Learning Notebook > Data Engineering > Databricks > 01 - Modeling Data Management > 01 - Singleplex

01 - Singleplex

Singleplex: One to One Mapping

alt text

The singleplex ingestion pattern refers to the process of ingesting data from a single source into a data platform, such as Databricks, typically for further processing, transformation, and analysis. This pattern is often used when dealing with a specific data source that provides critical data for business operations or analytics.

Key Characteristics of Singleplex Ingestion Pattern

Single Data Source: The pattern involves ingesting data from one specific source, such as a database, a file system, a streaming service, or an API.
Simplicity: This pattern is simpler compared to multiplex ingestion patterns, which involve multiple data sources. It focuses on a straightforward data flow from the source to the target system.
Use Case Specific: Often employed for specific use cases where the data from a single source is critical for the application or analysis, such as sales data from a transactional database or log data from a web server.
Performance Optimization: By focusing on a single source, it allows for optimization techniques specific to that source, ensuring efficient data ingestion and minimizing potential bottlenecks.

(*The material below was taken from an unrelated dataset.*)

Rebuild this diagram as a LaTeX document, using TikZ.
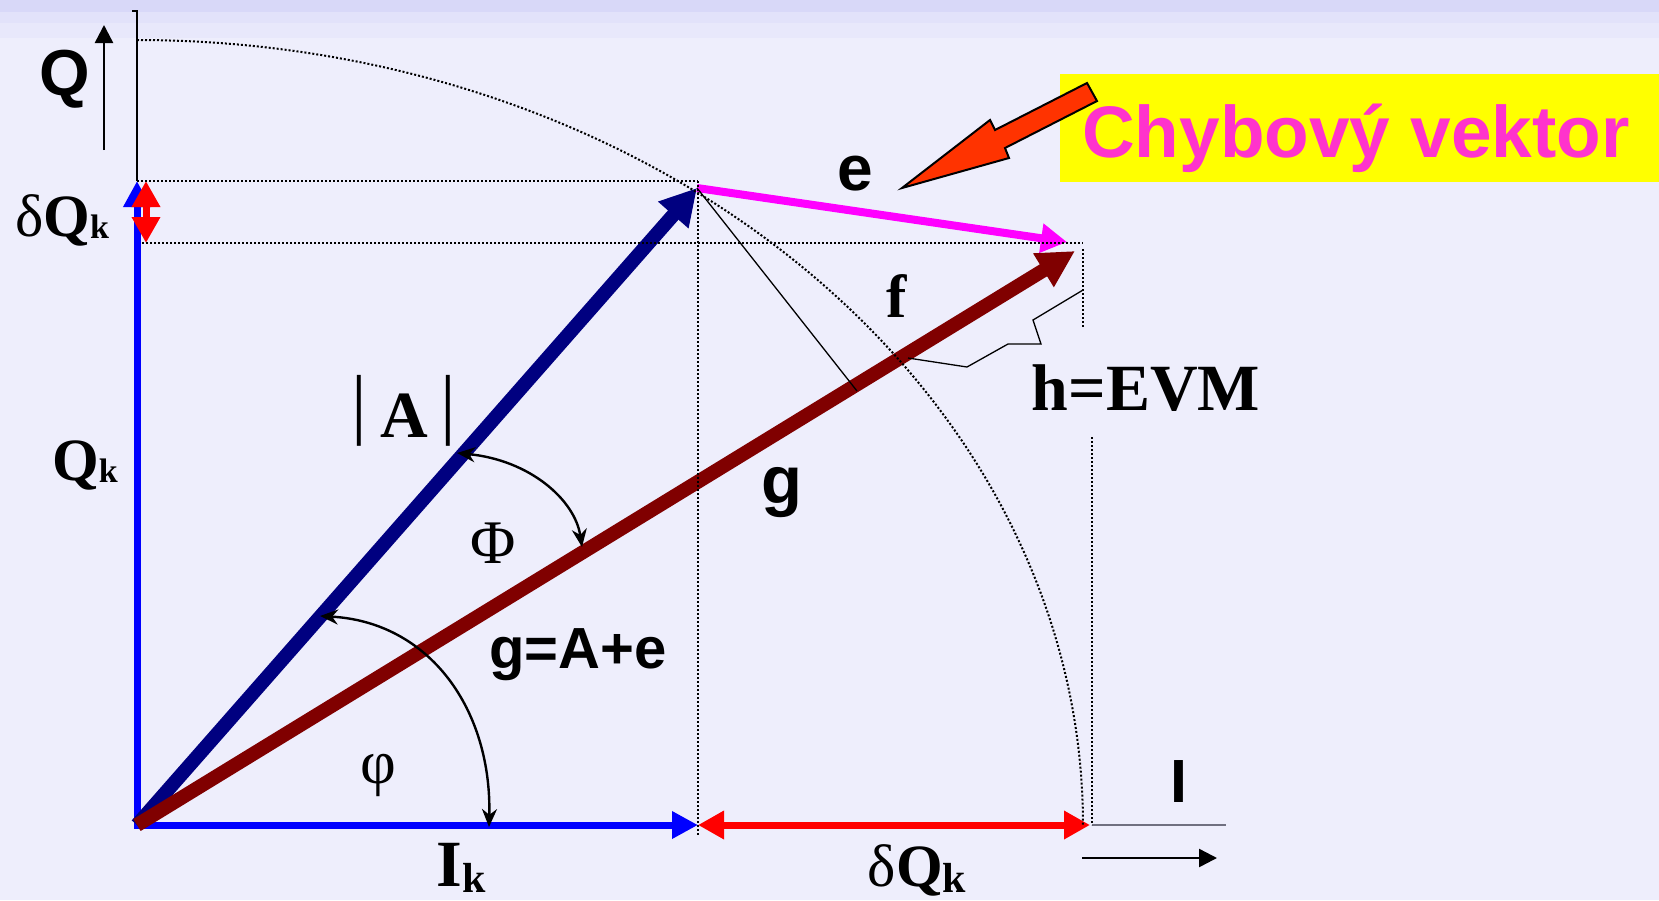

Steps in Singleplex Ingestion

Source Identification: Identify and understand the single data source, including its structure, format, and update frequency.
Data Extraction: Use appropriate tools and techniques to extract data from the source. This could involve SQL queries for databases, API calls for web services, or file readers for file systems.
Data Transformation: Transform the data as needed to fit the schema and format required by the target system. This can include data cleaning, normalization, and enrichment.
Data Loading: Load the transformed data into the target system, such as Databricks, ensuring it is stored efficiently and is accessible for further processing and analysis.
Monitoring and Maintenance: Implement monitoring to ensure the data ingestion process is running smoothly and maintain the process to handle changes in the source data or requirements.

Advantages

Focused Performance Tuning: Allows for targeted optimization and tuning specific to the data source.
Simplicity and Manageability: Easier to manage and troubleshoot compared to complex multi-source ingestion pipelines.
Consistency: Ensures a consistent flow of data from the single source, reducing the risk of data discrepancies.

Use Cases

ETL for a Specific Database: Ingesting transactional data from a single database for reporting and analysis.
Log Data Ingestion: Collecting and processing log data from a single application or server for monitoring and analysis.
APIs and Web Services: Ingesting data from a single API for integration into a larger data platform.